United States District Court, E.D. Michigan, Northern Division

April 10, 2019

TRENT DOUGLAS SHERMAN, Plaintiff,
v.
MICHIGAN DEPARTMENT OF NATURAL RESOURCES et al., Defendant.

          ORDER GRANTING MOTION TO DISMISS

          THOMAS L. LUDINGTON United States District Judge

         On October 12, 2018, Plaintiff Trent Douglas Sherman filed a complaint against the Michigan Department of Natural Resources (“DNR”) and eight DNR employees in their individual and official capacities. ECF No. 1. Plaintiff claims that Defendants unlawfully arrested him and maliciously prosecuted him.

         The eight DNR employees are as follows. Defendant Keith Creagh was the Director of the DNR and Defendant Dean Molnar was the Assistant Chief. ECF No. 1 at 4-5. Defendants Gary Hagles and Daniel Hopkins worked within the DNR Law Enforcement Division. Hagles was the Chief and Hopkins was a Captain. Id. The final four Defendants were all members of District 3 of the DNR Law Enforcement Division. Defendant Jim Gorno was a Lieutenant, Defendant Joe Molnar was a Sergeant, Defendant William Webster was a Field Training Officer, and Defendant Christopher Lynch was a Probationary Conservation Officer. Id. at 5-6.

         On January 18, 2019, Defendants filed a motion to dismiss. For the following reasons, the motion will be granted.

         I.

         A.

         According to Plaintiff's complaint, on October 17, 2015 at approximately 11:35 p.m., DNR Pilot Bill Green reported that there was a vehicle shining on the Fleco Camp. ECF No. 1 at 6. The shining was reported to have occurred between 11:15 and 11:20 p.m. The owners of the Fleco Camp had previously given Defendant Webster a key to the property gate.[1] They had asked him to monitor the property because there had been previous incidents of trespassers on the property that were suspected of poaching. Id.

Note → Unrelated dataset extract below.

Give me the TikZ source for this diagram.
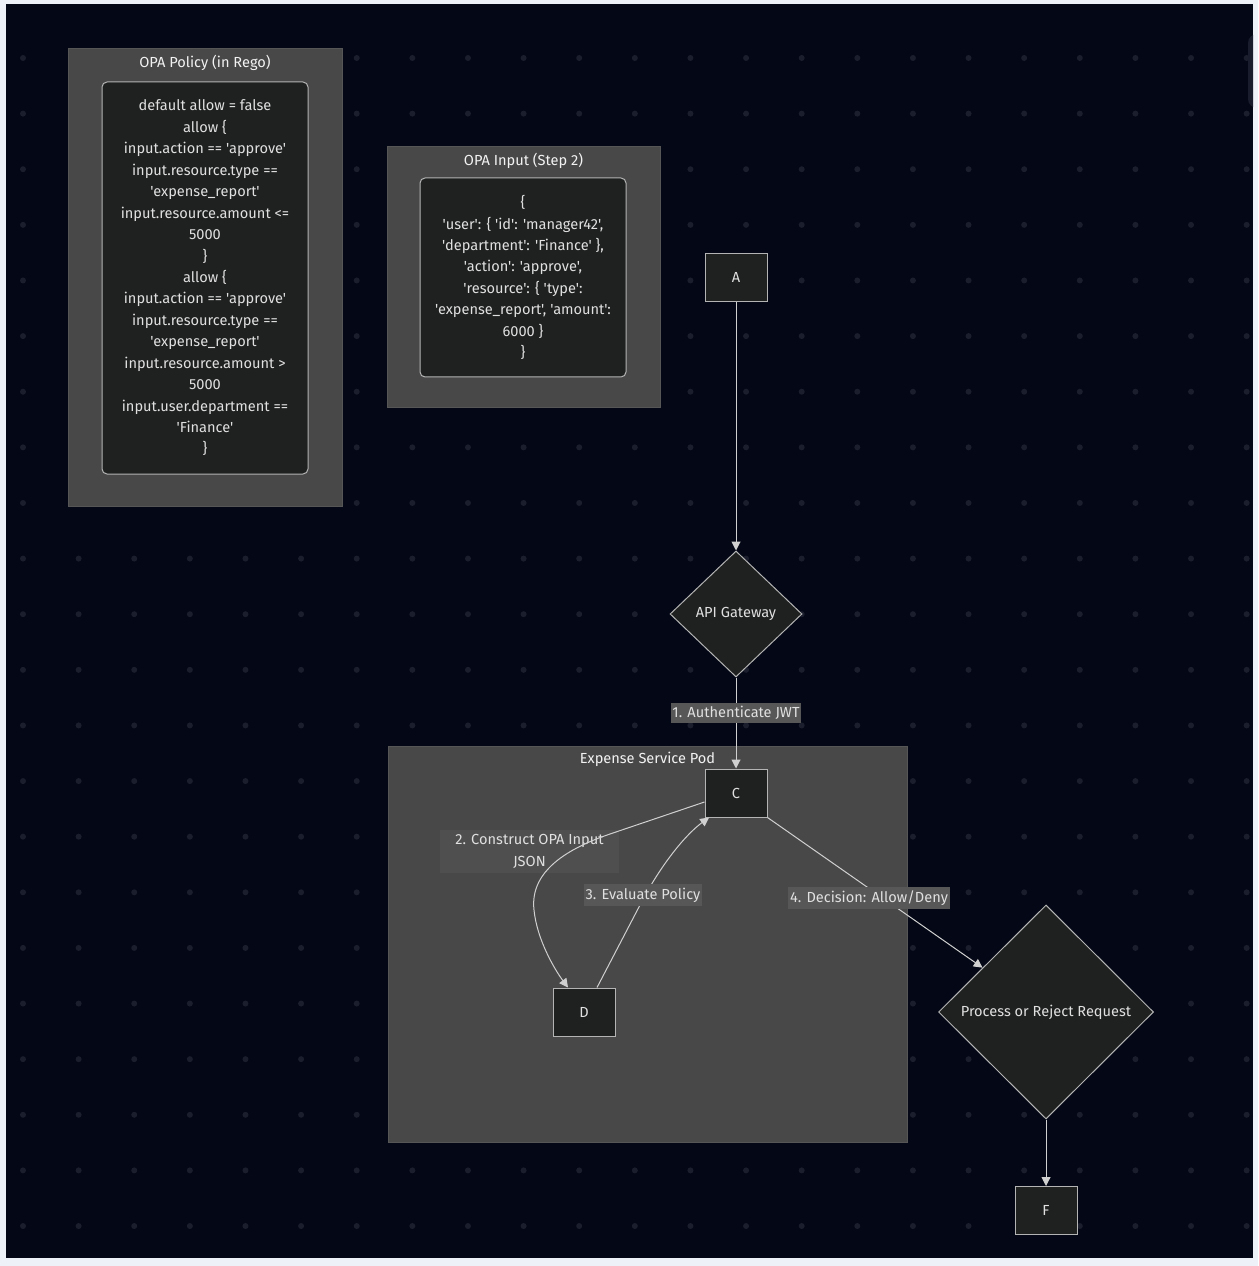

         Defendants Lynch and Webster arrived at the property at approximately 11:35 p.m. where they encountered Plaintiff and another individual.[2] Id. at 7. Lynch and Webster asked the individuals for identification and fur harvester licenses. Id. Lynch noted that Plaintiff's speech was slurred. Lynch accompanied Plaintiff to Plaintiff's vehicle and once there, asked Plaintiff whether he had any firearms in the vehicle. Plaintiff acknowledged that there were firearms in the vehicle and granted Lynch permission to search the vehicle. Id.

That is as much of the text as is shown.